Si on disait "vive le chômage !"

Le plus frappant, et sans doute le plus novateur, dans les contributions de nos lycéens, c'est l'idée qu'il faut renverser complètement la politique de lutte contre le chômage. L'un d'eux s'écrie même "vive le chômage" en pensant à ce que pourrait devenir cette "société parallèle" de gaspillés si elle était délivrée de "l'impression d'être inutile en vivant une période d'oisiveté" (Philippe Girard, Dumont-d'Urville, Caen). "Ma solution est simple : puisque le chômage est une donnée naturelle de la société française, il faut le considérer comme une chance. La charge d'organiser et d'utiliser cette formidable masse ouvrière dans des travaux d'intérêt public (car elle ne doit en aucun cas entrer en commence avec des actifs) sera confiée aux collectivités locales." Philippe Girard a pris sa calculette. Il évalue les pertes du chômage à 5,5 milliards d'heures de travail inutilisées, soit 275 milliards de francs. "Pour mémoire, le budget de l'action sociale (santé, emploi) s'élevait à 232 milliards en 1989."

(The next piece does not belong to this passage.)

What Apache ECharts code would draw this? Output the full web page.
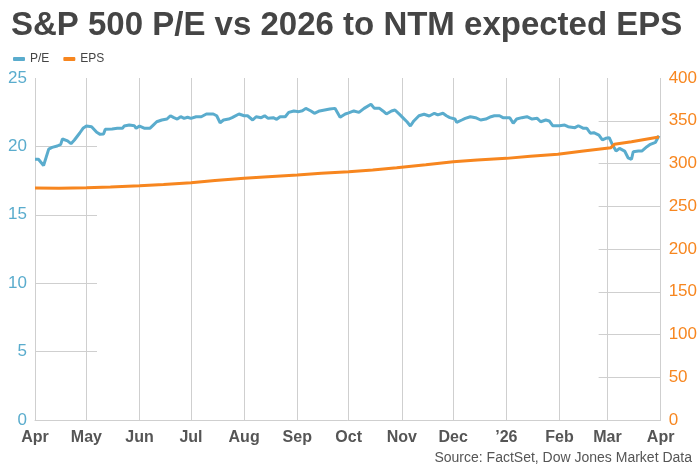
<!DOCTYPE html>
<html>
<head>
<meta charset="utf-8">
<script src="https://cdn.jsdelivr.net/npm/echarts@6/dist/echarts.min.js"></script>
<style>
html,body{margin:0;padding:0;background:#fff;}
#chart{width:700px;height:471px;}
</style>
</head>
<body>
<div id="chart"></div>
<script>
const titleText = 'S&P 500 P/E vs 2026 to NTM expected EPS';
const sourceText = 'Source: FactSet, Dow Jones Market Data';

const monthTicks = ['2025-04-01','2025-05-01','2025-06-01','2025-07-01','2025-08-01','2025-09-01','2025-10-01','2025-11-01','2025-12-01','2026-01-01','2026-02-01','2026-03-01','2026-04-01'];
const monthLabels = ['Apr','May','Jun','Jul','Aug','Sep','Oct','Nov','Dec','\u201926','Feb','Mar','Apr'];

const peTicks = [5, 10, 15, 20];
const epsTicks = [50, 100, 150, 200, 250, 300, 350];

const peDates = ['2025-04-01','2025-04-03','2025-04-06','2025-04-09','2025-04-11','2025-04-14','2025-04-16','2025-04-17','2025-04-20','2025-04-22','2025-04-24','2025-04-27','2025-04-29',
'2025-05-01','2025-05-04','2025-05-07','2025-05-09','2025-05-11','2025-05-12','2025-05-16','2025-05-19','2025-05-20','2025-05-22','2025-05-23','2025-05-26','2025-05-29','2025-05-30',
'2025-06-01','2025-06-04','2025-06-07','2025-06-09','2025-06-11','2025-06-14','2025-06-17','2025-06-19','2025-06-21','2025-06-23','2025-06-25','2025-06-27','2025-06-29',
'2025-07-01','2025-07-04','2025-07-07','2025-07-10','2025-07-14','2025-07-16','2025-07-18','2025-07-20','2025-07-23','2025-07-25','2025-07-26','2025-07-29',
'2025-08-01','2025-08-03','2025-08-06','2025-08-08','2025-08-11','2025-08-13','2025-08-15','2025-08-18','2025-08-20','2025-08-22','2025-08-25','2025-08-27','2025-08-30',
'2025-09-02','2025-09-04','2025-09-06','2025-09-09','2025-09-11','2025-09-14','2025-09-17','2025-09-20','2025-09-23','2025-09-24','2025-09-26','2025-09-29',
'2025-10-01','2025-10-04','2025-10-07','2025-10-10','2025-10-14','2025-10-16','2025-10-19','2025-10-21','2025-10-23','2025-10-26','2025-10-28','2025-10-31',
'2025-11-02','2025-11-04','2025-11-06','2025-11-08','2025-11-11','2025-11-14','2025-11-17','2025-11-20','2025-11-22','2025-11-25','2025-11-27','2025-11-29',
'2025-12-02','2025-12-03','2025-12-06','2025-12-08','2025-12-11','2025-12-14','2025-12-17','2025-12-20','2025-12-23','2025-12-25','2025-12-28','2025-12-30',
'2026-01-03','2026-01-05','2026-01-07','2026-01-10','2026-01-13','2026-01-16','2026-01-19','2026-01-21','2026-01-24','2026-01-26','2026-01-28',
'2026-02-01','2026-02-04','2026-02-06','2026-02-07','2026-02-10','2026-02-12','2026-02-15','2026-02-17','2026-02-19','2026-02-21','2026-02-24','2026-02-26','2026-02-28',
'2026-03-02','2026-03-04','2026-03-06','2026-03-08','2026-03-11','2026-03-13','2026-03-15','2026-03-16','2026-03-19','2026-03-21','2026-03-24','2026-03-26','2026-03-29','2026-03-31'];

const peValues = [19.06,19.06,18.6,19.8,19.93,20.03,20.15,20.54,20.4,20.2,20.47,20.96,21.32,
21.49,21.44,21.03,20.88,20.9,21.25,21.27,21.32,21.44,21.32,21.49,21.56,21.51,21.32,
21.49,21.32,21.32,21.56,21.8,21.93,22.0,22.24,22.1,22.0,22.17,22.05,22.13,
22.05,22.17,22.17,22.37,22.37,22.24,21.73,21.93,22.0,22.1,22.0,22.37,
22.24,22.24,21.93,22.17,22.1,22.24,22.05,22.1,21.98,22.17,22.17,22.49,22.59,
22.54,22.61,22.78,22.59,22.42,22.59,22.66,22.73,22.78,22.66,22.13,22.37,
22.45,22.59,22.49,22.78,23.08,22.78,22.78,22.59,22.37,22.59,22.66,22.3,
22.05,21.8,21.49,21.86,22.24,22.35,22.22,22.42,22.3,22.42,22.24,22.1,
22.0,21.76,21.93,22.05,22.17,22.1,21.93,22.0,22.17,22.24,22.24,22.1,
22.1,21.69,22.0,22.1,22.17,22.0,22.05,21.8,21.93,21.86,21.51,
21.51,21.56,21.44,21.56,21.37,21.51,21.32,21.32,20.96,21.0,20.83,20.47,20.59,
20.64,20.1,19.66,19.86,19.66,19.17,19.06,19.61,19.66,19.66,19.98,20.15,20.3,20.78];

const epsDates = ['2025-04-01','2025-04-15','2025-05-01','2025-05-15','2025-06-01','2025-06-15','2025-07-01','2025-07-15','2025-08-01','2025-08-15','2025-09-01','2025-09-15','2025-10-01','2025-10-15','2025-10-29','2025-11-15','2025-12-01','2025-12-15','2026-01-01','2026-01-15','2026-01-31','2026-02-15','2026-03-03','2026-03-05','2026-03-15','2026-03-31'];
const epsValues = [271.3,271.0,271.5,272.5,274.0,275.5,277.5,280.0,282.7,284.5,286.5,288.5,290.4,292.5,295.0,298.5,302.0,304.0,306.0,308.5,310.7,314.5,318.5,322.4,325.5,331.0];

function ts(s){ return new Date(+s.slice(0,4), +s.slice(5,7)-1, +s.slice(8,10)).getTime(); }
const tickTs = monthTicks.map(ts);
function labelFor(v){
  let best = 0, bd = Infinity;
  tickTs.forEach((t,i)=>{ const d = Math.abs(t - v); if (d < bd){ bd = d; best = i; } });
  return monthLabels[best];
}

const FONT = 'Liberation Sans, Arial, sans-serif';
const BLUE = '#5aaccd';
const ORANGE = '#f7861f';
const GRID = '#cfcfcf';

const chart = echarts.init(document.getElementById('chart'), null, {renderer:'canvas'});
chart.setOption({
  animation: false,
  backgroundColor: '#ffffff',
  title: {
    text: titleText, left: 6, top: 4,
    textStyle: { fontFamily: FONT, fontSize: 33, fontWeight: 'bold', color: '#454545' }
  },
  legend: {
    left: 8, top: 48, itemWidth: 12, itemHeight: 4, itemGap: 14,
    icon: 'roundRect',
    textStyle: { fontFamily: FONT, fontSize: 12, color: '#444' },
    data: ['P/E', 'EPS']
  },
  grid: { left: 35, right: 38, top: 78, bottom: 51, containLabel: false },
  xAxis: {
    type: 'value',
    min: tickTs[0], max: tickTs[tickTs.length-1],
    axisLine: { show: true, lineStyle: { color: GRID, width: 1 } },
    axisTick: { show: false, customValues: tickTs },
    splitLine: { show: true, lineStyle: { color: GRID, width: 1 } },
    axisLabel: {
      customValues: tickTs,
      formatter: v => labelFor(v),
      fontFamily: FONT, fontSize: 16, fontWeight: 'bold', color: '#555', margin: 10
    }
  },
  yAxis: [{
    type: 'value', min: 0, max: 25, interval: 5,
    axisLine: { show: false },
    axisTick: { show: true, inside: true, length: 62, customValues: peTicks, lineStyle: { color: GRID } },
    splitLine: { show: false },
    axisLabel: { fontFamily: FONT, fontSize: 17, color: BLUE, margin: 8 }
  }, {
    type: 'value', min: 0, max: 400, interval: 50,
    position: 'right',
    axisLine: { show: false },
    axisTick: { show: true, inside: true, length: 62, customValues: epsTicks, lineStyle: { color: GRID } },
    splitLine: { show: false },
    axisLabel: { fontFamily: FONT, fontSize: 17, color: ORANGE, margin: 8 }
  }],
  graphic: [{
    type: 'text', right: 8, top: 451,
    style: { text: sourceText, fontFamily: FONT, fontSize: 14, fill: '#555' }
  }],
  series: [{
    name: 'P/E', type: 'line', yAxisIndex: 0, showSymbol: false, symbol: 'none',
    lineStyle: { color: BLUE, width: 3 }, itemStyle: { color: BLUE },
    data: peDates.map((d,i)=>[ts(d), peValues[i]])
  }, {
    name: 'EPS', type: 'line', yAxisIndex: 1, showSymbol: false, symbol: 'none',
    lineStyle: { color: ORANGE, width: 3 }, itemStyle: { color: ORANGE },
    data: epsDates.map((d,i)=>[ts(d), epsValues[i]])
  }]
});
</script>
</body>
</html>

Pour notre économiste de terminale, "ni solidarité ni charité, mais activité. Les allocations chômage seront accordées contre trente-neuf heures hebdomadaires de travail. Elles seront diminuées en cas de manquement à la règle".

Simple ou simpliste, cette profession de foi, qui rappelle l'émission Vive la crise avec Yves Montand, est en phase avec la revendication des petits boulots et des grands travaux, largement répandue dans notre coursier.

Une autre proposition significative est de faire dépendre les chômeurs non plus de l'action sociale, mais du ministère de l'économie. Quand Myriam Lunardi (lycée Victor-Louis, Talence) nous rappelle qu'"un chômeur coûte 12 000 francs par mois à l'État", elle suggère implicitement qu'au lieu de le payer à ne rien faire "tout le monde y gagnerait" (leitmotiv de notre courrier) si les milliards de l'assistance étaient reconvertis en salaires "pour alimenter l'activité et amorcer ta reprise".

Sidney Nata : Au-delà de sentiments généreux, les étudiants nous proposent une nouvelle philosophie du travail en nous rappelant le fondement de toute économie : l'homme est un actif. La malédiction biblique est aujourd'hui de ne plus gagner son pain à la sueur de son front. Elle nous punit de nos fautes d'organisation. La société devrait trouver les moyens de transformer les consommateurs de pensions en créateurs de richesses.

Michel Giraud : Des hommes actifs, et j'ajouterais responsables, c'est le contraire d'hommes assistés Les lycéens ont raison de nous inviter à sortir de l'assistance pour redonner au plus grand nombre de chômeurs leurs chances d'épanouissement personnel, et à la société un visage plus humain.